Research, Policy, and Practice: The Causal Effects of Income Supplements on Child Health and Development: A Systematic Review
This abstract was presented at the 2018 Society for Prevention Research Annual Meeting which was held May 29 – June 1, 2018 in Washington, DC, US.
Amelie Petitclerc Northwestern University
Dorota Biedzio New York University
Children who grow up in poverty have poorer cognitive, academic, behavioral, and health development compared to their peers. Would policies that raise poor families’ income be useful in preventing disparities in child health and development? While the association between childhood poverty and poorer child development is well documented, it is less clear that the association is causal. We conducted a systematic review of the evidence on the causal effects of income supplements on child development, including their cognitive, academic, behavioral, and health outcomes. We searched PsycINFO, ERIC, EconLit, and PubMED, and identified 1447 unique publications. Of those, 85 met inclusion criteria. The studies reviewed used a variety of approaches to test the causal relationships between income supplements and child development, including experimental designs and natural experiments, with instrumental variable, regression discontinuity, difference-in-differences, and family fixed effects estimates. They leveraged data from representative samples of the US and other countries (e.g., Children of the National Longitudinal Survey of Youth; Survey of Income and Program Participation), as well as more specific samples exposed to an experiment or natural experiment condition (e.g., Great Smoky Mountain Study; Gary Income Maintenance Experiment).
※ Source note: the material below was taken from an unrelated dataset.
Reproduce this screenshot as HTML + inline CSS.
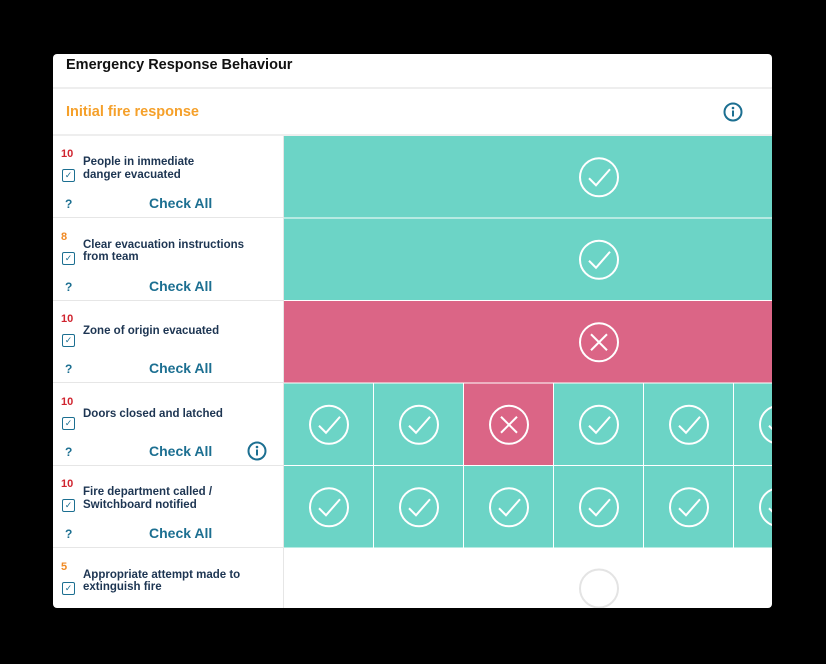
<!DOCTYPE html>
<html><head><meta charset="utf-8"><style>
*{margin:0;padding:0;box-sizing:border-box}
body{width:826px;height:664px;background:#000;position:relative;overflow:hidden;font-family:"Liberation Sans",sans-serif}
#card{position:absolute;left:53px;top:54px;width:719px;height:554px;background:#fff;border-radius:4px;overflow:hidden}
.abs{position:absolute}
.title{left:13px;top:3px;font-size:14.5px;font-weight:bold;color:#111}
.hdiv{left:0;width:719px;height:2px;background:#eee}
.sect{left:13px;top:50px;font-size:14.5px;font-weight:bold;color:#f5a02a}
.row{left:0;width:231px;height:82px;border-bottom:1px solid #e6e6e6}
.score{left:8px;top:12px;font-size:11px;font-weight:bold}
.label{left:30px;font-size:11.5px;font-weight:bold;color:#1d3552;line-height:12.5px}
.cb{left:9px;top:33px;width:13px;height:13px;border:1.5px solid #1c6f91;border-radius:2px;font-size:9px;color:#1c6f91;line-height:10px;text-align:center}
.q{left:12px;top:61px;font-size:12px;font-weight:bold;color:#1c6f91}
.ca{left:96px;top:59px;font-size:14px;font-weight:bold;color:#1c6f91}
</style></head><body>
<div id="card">
<div class="abs title">Emergency Response Behaviour</div>
<div class="abs hdiv" style="top:33px"></div>
<div class="abs sect">Initial fire response</div>
<svg class="abs" style="left:670px;top:48px" width="20" height="20"><circle cx="10" cy="10" r="8.5" fill="none" stroke="#1c6f91" stroke-width="2"/><circle cx="10" cy="6" r="1.3" fill="#1c6f91"/><rect x="9" y="8.5" width="2" height="6" fill="#1c6f91"/></svg>
<div class="abs hdiv" style="top:80px"></div>
<div class="abs" style="left:230px;top:82px;width:1px;height:472px;background:#e6e6e6"></div>
<div id="rows"></div>
<svg id="grid" class="abs" style="left:231px;top:82px" width="488" height="472"></svg>
</div>
<script>
const labels=[["People in immediate","danger evacuated"],["Clear evacuation instructions","from team"],["Zone of origin evacuated"],["Doors closed and latched"],["Fire department called /","Switchboard notified"],["Appropriate attempt made to","extinguish fire"]];
const scores=[10,8,10,10,10,5];
const states=[["ok"],["ok"],["x"],["ok","ok","x","ok","ok","ok"],["ok","ok","ok","ok","ok","ok"],[null]];
const rowH=82.5, colW=90;
const rows=document.getElementById('rows');
labels.forEach((l,i)=>{
 const r=document.createElement('div');r.className='abs row';r.style.top=(82+i*rowH)+'px';
 
 
 let h=`<div class="abs score" style="color:${scores[i]>=10?'#d0242f':'#f08a24'}">${scores[i]}</div>`;
 h+=`<div class="abs label" style="top:${l.length>1?20:24}px">${l.join('<br>')}</div>`;
 h+=`<div class="abs cb">✓</div>`;
 if(i<5){h+=`<div class="abs q">?</div><div class="abs ca">Check All</div>`;}
 if(i==3){h+=`<svg class="abs" style="left:194px;top:57px" width="20" height="20"><circle cx="10" cy="10" r="8.5" fill="none" stroke="#1c6f91" stroke-width="2"/><circle cx="10" cy="6" r="1.3" fill="#1c6f91"/><rect x="9" y="8.5" width="2" height="6" fill="#1c6f91"/></svg>`;}
 r.innerHTML=h;rows.appendChild(r);
});
const g=document.getElementById('grid');const NS='http://www.w3.org/2000/svg';
function icon(cx,cy,t){
 const c=document.createElementNS(NS,'circle');c.setAttribute('cx',cx);c.setAttribute('cy',cy);c.setAttribute('r',19);c.setAttribute('fill','none');c.setAttribute('stroke',t?'#fff':'#e4e4e4');c.setAttribute('stroke-width',2);
 
 
 g.appendChild(c);
 if(!t)return;
 const p=document.createElementNS(NS,'path');p.setAttribute('fill','none');p.setAttribute('stroke','#fff');p.setAttribute('stroke-width',2);
 p.setAttribute('d',t=='ok'?`M${cx-10} ${cy+1} L${cx-3} ${cy+8} L${cx+11} ${cy-8}`:`M${cx-8} ${cy-8} L${cx+8} ${cy+8} M${cx+8} ${cy-8} L${cx-8} ${cy+8}`);
 g.appendChild(p);
}
states.forEach((s,i)=>{
 const y=i*rowH;
 if(s.length==1){
  if(s[0]){const r=document.createElementNS(NS,'rect');r.setAttribute('x',0);r.setAttribute('y',y);r.setAttribute('width',488);r.setAttribute('height',rowH-1);r.setAttribute('fill',s[0]=='ok'?'#6cd4c6':'#db6586');
  
  
  g.appendChild(r);}
  icon(315,s[0]?y+rowH/2:y+40,s[0]);
 }else s.forEach((v,j)=>{
  const r=document.createElementNS(NS,'rect');r.setAttribute('x',j*colW);r.setAttribute('y',y);r.setAttribute('width',colW-1);r.setAttribute('height',rowH-1);r.setAttribute('fill',v=='ok'?'#6cd4c6':'#db6586');
  
  
  g.appendChild(r);icon(j*colW+45,y+rowH/2,v);
 });
});
</script>
</body></html>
We examined how the effects vary with the characteristics of income supplement strategies, such as the contingency of benefits on parental work, and the amount and duration of the supplement. This presentation will address key questions for evidence-based policymaking. It will help answer questions about the potential impact on child health and development of enhancing existing US income policies (e.g., the Earned Income Tax Credit, the minimum wage, or Temporary Assistance for Needy Families), or introducing policies that currently exist outside of the US (e.g., child benefits).